Tesco boss Dave Lewis has played down fears over a Brexit and insisted the grocer would not be “significantly disadvantaged” by the EU referendum.
Millions of people across the country go to the polls today for the crucial vote on whether the UK should remain in the Union or leave.
A number of retail chiefs including Waterstones boss James Daunt and Theo Paphitis have voiced their opinions publicly, while former Marks & Spencer boss Lord Rose has headed up the remain campaign.
Tesco has remained “a-political” throughout months of fierce debate and Lewis said the supermarket giant would take the result in its stride, even if it caused a downturn in the value of the pound.
“Whatever happens as the result of the vote today, it’s something that’s going to affect the industry and not Tesco disproportionately.”
Dave Lewis, Tesco
“We don’t know what the outcome will be today. We’ve scenario planned a number of different outcomes,” he said.
“If, for any reason, there was to be a significant run on Sterling, it would have an impact on the price of sourcing of some of the categories and we, like others, would have to sit down and decide what that meant in terms of the commercial sustainability of it.
“But we won’t be premature and we certainly won’t be disadvantaged versus anyone else.

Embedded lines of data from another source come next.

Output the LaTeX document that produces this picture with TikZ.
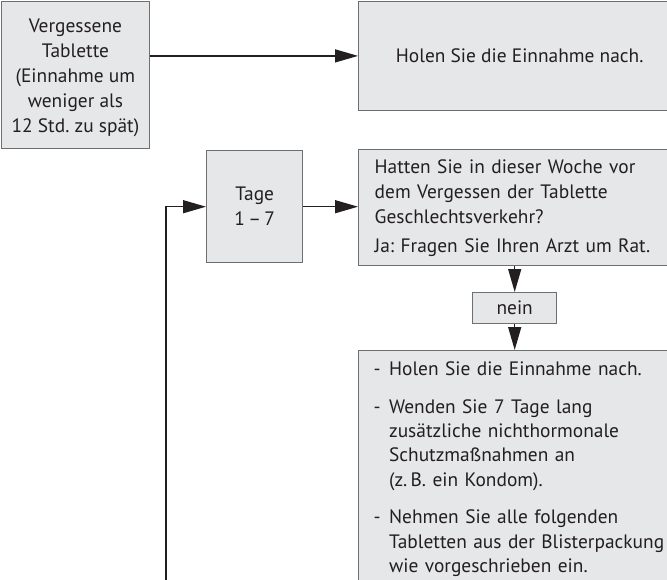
\documentclass[tikz,border=0pt]{standalone}
\usepackage{fontspec}
\setmainfont{PT Sans}
\usetikzlibrary{positioning}
\usetikzlibrary{arrows.meta,shapes}
\usetikzlibrary{calc}

\definecolor{boxgray}{RGB}{230,231,232}
\definecolor{linegray}{RGB}{110,111,113}
\definecolor{inkgray}{RGB}{35,31,32}

% one "- ..." entry with hanging indent
\newcommand{\dashitem}[1]{\par\hangindent=7.7pt\hangafter=1\noindent\makebox[7.7pt][l]{-}#1\par}

\begin{document}
\begin{tikzpicture}[x=0.5pt, y=-0.5pt,
    box/.style={rectangle, draw=linegray, fill=boxgray, line width=0.7pt,
      anchor=north west, text=inkgray,
      font=\fontsize{9.7pt}{12.5pt}\selectfont\frenchspacing},
    conn/.style={draw=inkgray, line width=0.65pt,
      -{Triangle[length=11.5pt,width=6.5pt]}}]

  % page frame (the boxes on the right run off the edge)
  \useasboundingbox (0,0) rectangle (667,579);
  \clip (0,0) rectangle (667,579);

  \def\wide{161pt};

  %first row
  \node[box, minimum width=74pt, minimum height=73.5pt, align=center] (forgot) at (0.7,0.7)
    {\rule{0pt}{10pt}Vergessene\\Tablette\\(Einnahme um\\weniger als\\12 Std. zu spät)};
  \node[box, minimum width=\wide, minimum height=54.5pt] (catchup) at (358,0.7)
    {Holen Sie die Einnahme nach.};

  %second row
  \node[box, minimum width=48pt, minimum height=56pt, align=center] (days) at (206,150)
    {Tage\\1\,–\,7};
  \node[box, minimum width=\wide, minimum height=58pt, text width=145pt,
        inner xsep=8pt, align=left] (question) at (358,149)
    {Hatten Sie in dieser Woche vor\\dem Vergessen der Tablette\\Geschlechtsverkehr?\\[2pt]Ja: Fragen Sie Ihren Arzt um Rat.};

  %answer and steps (box runs on below the page)
  \node[box, minimum width=\wide, minimum height=50pt, text width=146pt,
        inner xsep=7.5pt, inner ysep=0.3pt,
        font=\fontsize{9.7pt}{12.2pt}\selectfont\frenchspacing] (steps) at (358,350)
    {\dashitem{Holen Sie die Einnahme nach.}%
     \vskip6.5pt
     \dashitem{Wenden Sie 7 Tage lang\newline zusätzliche nichthormonale\newline Schutzmaßnahmen an\newline (z.\,B. ein Kondom).}%
     \vskip6.5pt
     \dashitem{Nehmen Sie alle folgenden\newline Tabletten aus der Blisterpackung\newline wie vorgeschrieben ein.}%
     \vskip12pt\hrule height 0pt};
  \node[box, minimum width=42pt, minimum height=15.5pt, inner sep=1pt] (no) at (472,292) {nein};

  %arrows
  \draw[conn] (catchup.west -| forgot.east) -- (catchup.west);
  \draw[conn] (days.east) -- (days.east -| question.west);
  \draw[conn] (question.south -| no.north) -- (no.north);
  \draw[conn] (no.south) -- (no.south |- steps.north);

  %loop back from below
  \coordinate (loopin) at (166,600);
  \draw[conn] (loopin) |- (days.west);

\end{tikzpicture}
\end{document}
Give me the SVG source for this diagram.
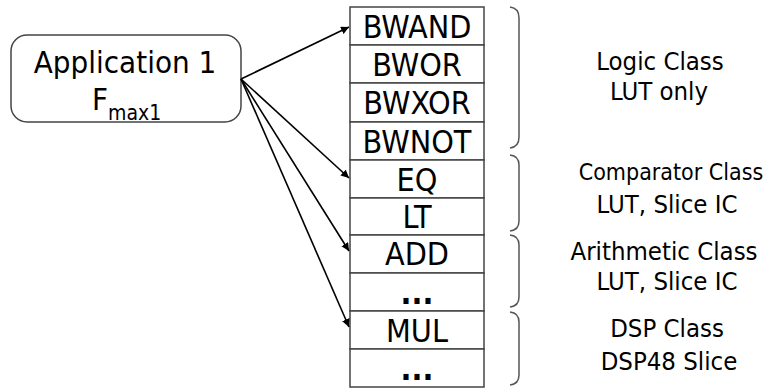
<svg xmlns="http://www.w3.org/2000/svg" width="771" height="388" viewBox="0 0 771 388">
  <style>
    text { font-family: "DejaVu Sans Condensed", "DejaVu Sans", sans-serif; fill: #000; }
    .cell rect { fill: #fff; stroke: #444; stroke-width: 1.5; }
    .cell text { font-size: 32px; text-anchor: middle; }
    .lbl { font-size: 25.5px; text-anchor: middle; }
    .brace { fill: none; stroke: #555; stroke-width: 1.5; }
    .conn line { stroke: #000; stroke-width: 1.6; marker-end: url(#arrow); }
  </style>
  <defs>
    <marker id="arrow" viewBox="0 0 10 10" refX="10" refY="5" markerWidth="8" markerHeight="8" markerUnits="userSpaceOnUse" orient="auto">
      <path d="M0,0 L10,5 L0,10 z" fill="#000"/>
    </marker>
  </defs>

  <!-- application node -->
  <g id="app">
    <rect x="11" y="35" width="230" height="87" rx="16" ry="16" fill="#fff" stroke="#444" stroke-width="1.5"/>
    <text x="125" y="73" style="font-size:31px" text-anchor="middle">Application 1</text>
    <text x="92" y="110" style="font-size:31px">F<tspan dy="10" style="font-size:21px">max1</tspan></text>
  </g>

  <!-- operator table -->
  <g id="op-bwand" class="cell"><rect x="350" y="7" width="134" height="38"/><text x="417" y="38">BWAND</text></g>
  <g id="op-bwor" class="cell"><rect x="350" y="45" width="134" height="38"/><text x="417" y="76">BWOR</text></g>
  <g id="op-bwxor" class="cell"><rect x="350" y="83" width="134" height="39"/><text x="417" y="114">BWXOR</text></g>
  <g id="op-bwnot" class="cell"><rect x="350" y="122" width="134" height="38"/><text x="417" y="153">BWNOT</text></g>
  <g id="op-eq" class="cell"><rect x="350" y="160" width="134" height="38"/><text x="417" y="191">EQ</text></g>
  <g id="op-lt" class="cell"><rect x="350" y="198" width="134" height="37"/><text x="417" y="228">LT</text></g>
  <g id="op-add" class="cell"><rect x="350" y="235" width="134" height="38"/><text x="417" y="265">ADD</text></g>
  <g id="op-arith-more" class="cell"><rect x="350" y="273" width="134" height="38"/><text x="417" y="304" font-weight="bold">...</text></g>
  <g id="op-mul" class="cell"><rect x="350" y="311" width="134" height="38"/><text x="417" y="342">MUL</text></g>
  <g id="op-dsp-more" class="cell"><rect x="350" y="349" width="134" height="38"/><text x="417" y="380" font-weight="bold">...</text></g>

  <!-- class brackets and labels -->
  <g id="class-logic">
    <path class="brace" d="M510,7 Q519,8 519,18 L519,137 Q519,147 510,148"/>
    <text class="lbl" x="660" y="70">Logic Class</text>
    <text class="lbl" x="659" y="100">LUT only</text>
  </g>
  <g id="class-comparator">
    <path class="brace" d="M510,155 Q519,156 519,165 L519,221 Q519,230 510,231"/>
    <text class="lbl" x="671" y="180" style="font-size:23px">Comparator Class</text>
    <text class="lbl" x="667" y="213">LUT, Slice IC</text>
  </g>
  <g id="class-arithmetic">
    <path class="brace" d="M510,235 Q519,236 519,245 L519,297 Q519,306 510,307"/>
    <text class="lbl" x="664" y="260">Arithmetic Class</text>
    <text class="lbl" x="667" y="290">LUT, Slice IC</text>
  </g>
  <g id="class-dsp">
    <path class="brace" d="M510,312 Q519,313 519,322 L519,375 Q519,384 510,385"/>
    <text class="lbl" x="667" y="337">DSP Class</text>
    <text class="lbl" x="669" y="370">DSP48 Slice</text>
  </g>

  <!-- connectors -->
  <g id="connectors" class="conn">
    <line x1="241" y1="79" x2="349" y2="27"/>
    <line x1="241" y1="79" x2="349" y2="178"/>
    <line x1="241" y1="79" x2="349" y2="251"/>
    <line x1="241" y1="79" x2="349" y2="327"/>
  </g>
</svg>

Whatever happens as the result of the vote today, it’s something that’s going to affect the industry and not Tesco disproportionately.”
Despite being Britain’s biggest retailer, Lewis insisted that following analysis of its scenario planning, there was not “something that would significantly disadvantage Tesco, vis-a-vis the marketplace”.
He added that it was therefore “appropriate” for Tesco to remain neutral in the debate.
Lewis’ comments came as Tesco unveiled a 0.3% uplift in like-for-like sales in the UK during its first quarter and revealed the sale of its Harris + Hoole coffee shop chain to Caffe Nero.
The supermarket giant refused to disclose how much it sold the business for, but Lewis declared that Tesco was now happy with its portfolio of businesses, having also offloaded its Giraffe restaurant fascia, Turkish business Kipa and Dobbies Garden Centres this month.
Lewis said: “We have no plans on our stocks for asset sales.
“But my message to my team internally is that as we review our business performance, we’ve got to make sure we are generating an appropriate return from the investments that we have.
“You never say never, but now we feel that we’ve got a portfolio that we can and should be putting all of our efforts into growing and improving.”
Amazon’s Fresh threat
One of those businesses is Tesco’s online grocery proposition, which faces a new competitor following the launch of Amazon Fresh.
In research conducted exclusively for Retail Week, the etail titan was found to be 17% cheaper on average than Tesco in a comparison of more than 360 branded goods, but Lewis insisted he was happy with the supermarket giant’s price position.
“That’s not the outcome of the pricing research we’ve been doing since it started,” Lewis said when asked about the results of the Profitero study.
“When we have looked at the average baskets, we are really quite happy with the competitiveness of the offering.
“But like we always do, we will track the market and make adjustments to our offer as we think is necessary.”